## Data block:
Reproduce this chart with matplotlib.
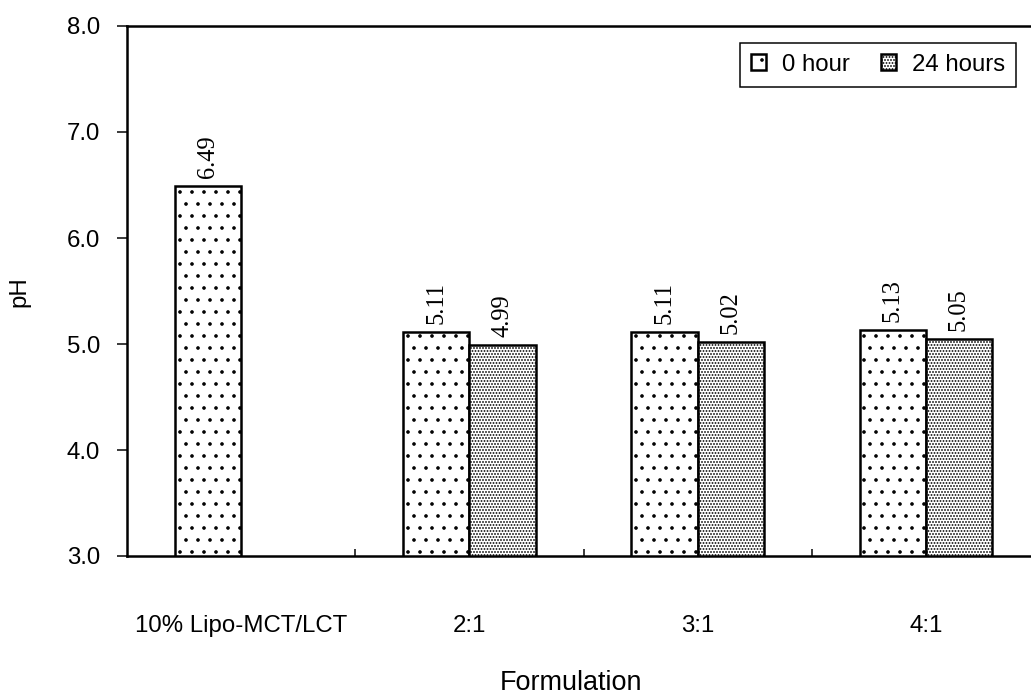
import numpy as np
import matplotlib.pyplot as plt

# pH of each formulation, measured right away and after a day
formulations = ['10% Lipo-MCT/LCT', '2:1', '3:1', '4:1']
ph_0h = [6.49, 5.11, 5.11, 5.13]
ph_24h = [np.nan, 4.99, 5.02, 5.05]
series_names = ['0 hour', '24 hours']

plt.rcParams['font.family'] = 'Liberation Sans'
plt.rcParams['hatch.linewidth'] = 1.2

W, H = 1031, 696
fig = plt.figure(figsize=(W / 72, H / 72), dpi=72)
# the plot frame runs a little past the right edge of the page
ax = fig.add_axes([127 / W, 140 / H, 913 / W, 530 / H])

x = np.arange(len(formulations))
w = 0.29
b0 = ax.bar(x - w / 2, ph_0h, w, facecolor='white', edgecolor='black',
            linewidth=2.5, hatch='.')
b1 = ax.bar(x + w / 2, ph_24h, w, facecolor='white', edgecolor='black',
            linewidth=2.5, hatch='....')

for bars, vals in [(b0, ph_0h), (b1, ph_24h)]:
    labels = ['' if np.isnan(v) else f'{v:.2f}' for v in vals]
    ax.bar_label(bars, labels=labels, padding=8, rotation=90,
                 family='Liberation Serif', fontsize=24.5)

ax.set_xlim(-0.5, 3.5)
ax.set_ylim(3.0, 8.0)
ax.set_yticks(np.arange(3, 8.01, 1.0))
ax.yaxis.set_major_formatter('{x:.1f}')
ax.tick_params(axis='y', length=10, width=1.5, pad=17, labelsize=24)

ax.set_xticks(x, formulations)
ax.tick_params(axis='x', which='major', length=0, pad=59, labelsize=24)
ax.set_xticks([0.5, 1.5, 2.5], minor=True)
ax.tick_params(axis='x', which='minor', direction='in', length=7, width=1.5)

for s in ax.spines.values():
    s.set_linewidth(2.5)

leg = ax.legend([b0, b1], series_names, ncol=2, loc='upper right',
                bbox_to_anchor=(1016 / W, 1 - 43 / H), bbox_transform=fig.transFigure,
                fancybox=False, edgecolor='black', framealpha=1, fontsize=24,
                handlelength=0.65, handleheight=0.65, handletextpad=0.65,
                columnspacing=1.3, borderpad=0.45, borderaxespad=0)
leg.get_frame().set_linewidth(1.5)

fig.text(571 / W, 1 - 683 / H, 'Formulation', ha='center', va='center', fontsize=27)
fig.text(19 / W, 1 - 292 / H, 'pH', rotation=90, ha='center', va='center', fontsize=24)

fig.savefig('out.png', dpi=72)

## Task to carry out:
Pictures stay out. Print the data exactly, from its first line through the line containing "linewidth=2.5, hatch='....')".

## Problem solution:
Reproduce this chart with matplotlib.
import numpy as np
import matplotlib.pyplot as plt

# pH of each formulation, measured right away and after a day
formulations = ['10% Lipo-MCT/LCT', '2:1', '3:1', '4:1']
ph_0h = [6.49, 5.11, 5.11, 5.13]
ph_24h = [np.nan, 4.99, 5.02, 5.05]
series_names = ['0 hour', '24 hours']

plt.rcParams['font.family'] = 'Liberation Sans'
plt.rcParams['hatch.linewidth'] = 1.2

W, H = 1031, 696
fig = plt.figure(figsize=(W / 72, H / 72), dpi=72)
# the plot frame runs a little past the right edge of the page
ax = fig.add_axes([127 / W, 140 / H, 913 / W, 530 / H])

x = np.arange(len(formulations))
w = 0.29
b0 = ax.bar(x - w / 2, ph_0h, w, facecolor='white', edgecolor='black',
            linewidth=2.5, hatch='.')
b1 = ax.bar(x + w / 2, ph_24h, w, facecolor='white', edgecolor='black',
            linewidth=2.5, hatch='....')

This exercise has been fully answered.